The outline set targets, year by year through 2013, then with a mid-range period of 4–8 years, then the long-term of 8-plus years, for 47 goals. It noted the primary responsibilities for each falling with the city or government agency, with the business community, with neighborhoods or with property owners themselves.
So how’s that working out? Well, in a few categories, the city has eaten the bear:
The first-year vision for improvements to the 12th Street Viaduct has been met, even if somewhat delayed, with recent work on that project.
The city has moved ahead on its commitment to bike-friendly streets, with signage and street painting designating initial routes.
To meet the need for making Downtown more family-friendly with additional educational assets, Crossroads Academy launched in 2012, providing new K-12 options.
Adoption of a Complete Streets policy is a done deal, with that action coming in 2012.
And earlier this year, work started on the Front Street Extension to connect the Kit Bond Bridge with Grand Avenue.

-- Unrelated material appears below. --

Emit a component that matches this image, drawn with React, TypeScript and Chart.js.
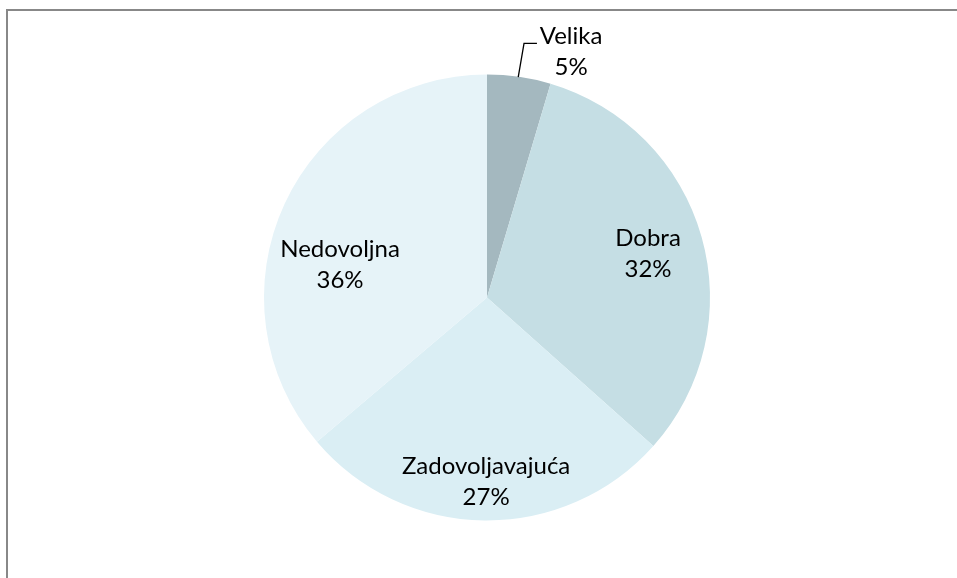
import React, { useEffect, useRef } from "react";
import { Chart, registerables } from "chart.js";

Chart.register(...registerables);

const categories = ["Velika", "Dobra", "Zadovoljavajuća", "Nedovoljna"];
const shares = [4.6, 32.0, 27.2, 36.2];
const colors = ["#A4B8BF", "#C5DEE4", "#DAEEF4", "#E6F3F8"];

// label anchor offsets relative to pie centre, in units of radius
const labelOffsets = [
  [0.377, -1.103],
  [0.722, -0.195],
  [-0.004, 0.825],
  [-0.659, -0.145],
];

const FONT = "Lato, 'Noto Sans', sans-serif";

const labelPlugin = {
  id: "pieLabels",
  afterDatasetsDraw(chart: any) {
    const meta = chart.getDatasetMeta(0);
    const ctx = chart.ctx;
    const first = meta.data[0];
    if (!first) return;
    const cx = first.x;
    const cy = first.y;
    const r = first.outerRadius;
    const total = shares.reduce((a, b) => a + b, 0);
    ctx.save();
    ctx.font = "24px " + FONT;
    ctx.fillStyle = "#000";
    ctx.textAlign = "center";
    ctx.textBaseline = "middle";
    const lh = 31;
    meta.data.forEach((arc: any, i: number) => {
      const [ox, oy] = labelOffsets[i];
      const x = cx + ox * r;
      const y = cy + oy * r;
      ctx.fillText(categories[i], x, y - lh / 2);
      ctx.fillText(Math.round((shares[i] / total) * 100) + "%", x, y + lh / 2);
    });
    // leader line for small slice
    ctx.strokeStyle = "#000";
    ctx.lineWidth = 1.3;
    ctx.beginPath();
    ctx.moveTo(cx + 0.14 * r, cy - 0.988 * r);
    ctx.lineTo(cx + 0.166 * r, cy - 1.14 * r);
    ctx.lineTo(cx + 0.224 * r, cy - 1.14 * r);
    ctx.stroke();
    ctx.restore();
  },
};

export default function App() {
  const ref = useRef<HTMLCanvasElement | null>(null);
  useEffect(() => {
    if (!ref.current) return;
    const chart = new Chart(ref.current, {
      type: "pie",
      data: {
        labels: categories,
        datasets: [
          {
            data: shares,
            backgroundColor: colors,
            borderWidth: 0,
          },
        ],
      },
      options: {
        animation: false,
        responsive: false,
        maintainAspectRatio: false,
        layout: { padding: { left: 264, right: 247, top: 74.5, bottom: 57.5 } },
        plugins: {
          legend: { display: false },
          tooltip: { enabled: false },
        },
      },
      plugins: [labelPlugin],
    });
    return () => chart.destroy();
  }, []);
  return (
    <div
      style={{
        position: "fixed",
        left: 0,
        top: 0,
        width: 957,
        height: 578,
        overflow: "hidden",
        background: "#fff",
      }}
    >
      <div
        style={{
          position: "absolute",
          left: 6,
          top: 9,
          width: 1000,
          height: 1000,
          borderLeft: "2px solid #888",
          borderTop: "2px solid #888",
          boxSizing: "border-box",
        }}
      />
      <canvas
        ref={ref}
        width={957}
        height={578}
        style={{ position: "absolute", left: 0, top: 0, width: 957, height: 578 }}
      />
    </div>
  );
}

In some ways, those projects represented the low-hanging fruit of the plan’s first-year goals. Because with other targets,
particularly those with bigger price tags or those requiring broader community consensus, the bear bit back.
For example, item 1-A on that list was completion of a feasibility and funding study for a convention hotel. The city, which had already authorized a feasibility study in 2008, did engage consultants to look at both aspects in 2010. But little progress has been made since then in advancing a 1,000-room hotel, largely because of the city’s fiscal state.
A more recent barrier to that goal may have been the announcement that Chartwell Hotels would construct a 257-room hotel near the Kauffman Center for the Performing Arts. Some in the industry believe that may have altered the market dynamic enough to make a convention hotel unlikely.
And some projects that have been undertaken did yield results, but not the kind anticipated. That was the case with the rubber-tire trolley service envisioned as a way to connect Downtown with Midtown, the Country Club Plaza and south to Waldo. It was one of the earliest successes of the area plan in terms of execution—the service launched in the spring of 2010, just weeks after the plan itself was adopted.
But ridership never came close to projections. Kansas City Transportation Group, which operated the vehicles after securing a $200,000 loan from the city and $100,000 in tourism fund support, pulled the plug last spring and is still working to pay off the loan.
That experience, critics say, is a cautionary tale about how much faith we should place in the hands of planners with grand visions for remaking the city, but no real means of knowing how effective—or cost-effective—those plans will be. Many of those same voices say that the area plan should go farther to spread out the responsibility for achieving those goals. Government agencies, in most cases, the city itself, were identified as the primary responsible party for 39 of 47 initiatives, occasionally in tandem with businesses, neighborhoods or individual property owners. The business community was tasked with taking the lead in 10 of 38, property owners with six of 38, and neighborhoods with just two of 38.
Should those proportions have been adjusted then—or should they be modified now—to lessen the burden on a cash-strapped city?
It’s also important to recognize, plan advocates say, that while Downtown may be fixed inside an interstate loop, it remains a dynamic environment, where no change happens in a silo. An improvement that succeeds here could alter the priority list of other goals there; a project that under-performs could do the same.
Their larger point is, the work of improving Downtown isn’t a set of goals that, once met, can be checked off of a civic to-do list and forgotten—the need for improvement is never-ending. Kansas City lost that focus once, and witnessed decades of Downtown decline, which we’re still trying to address.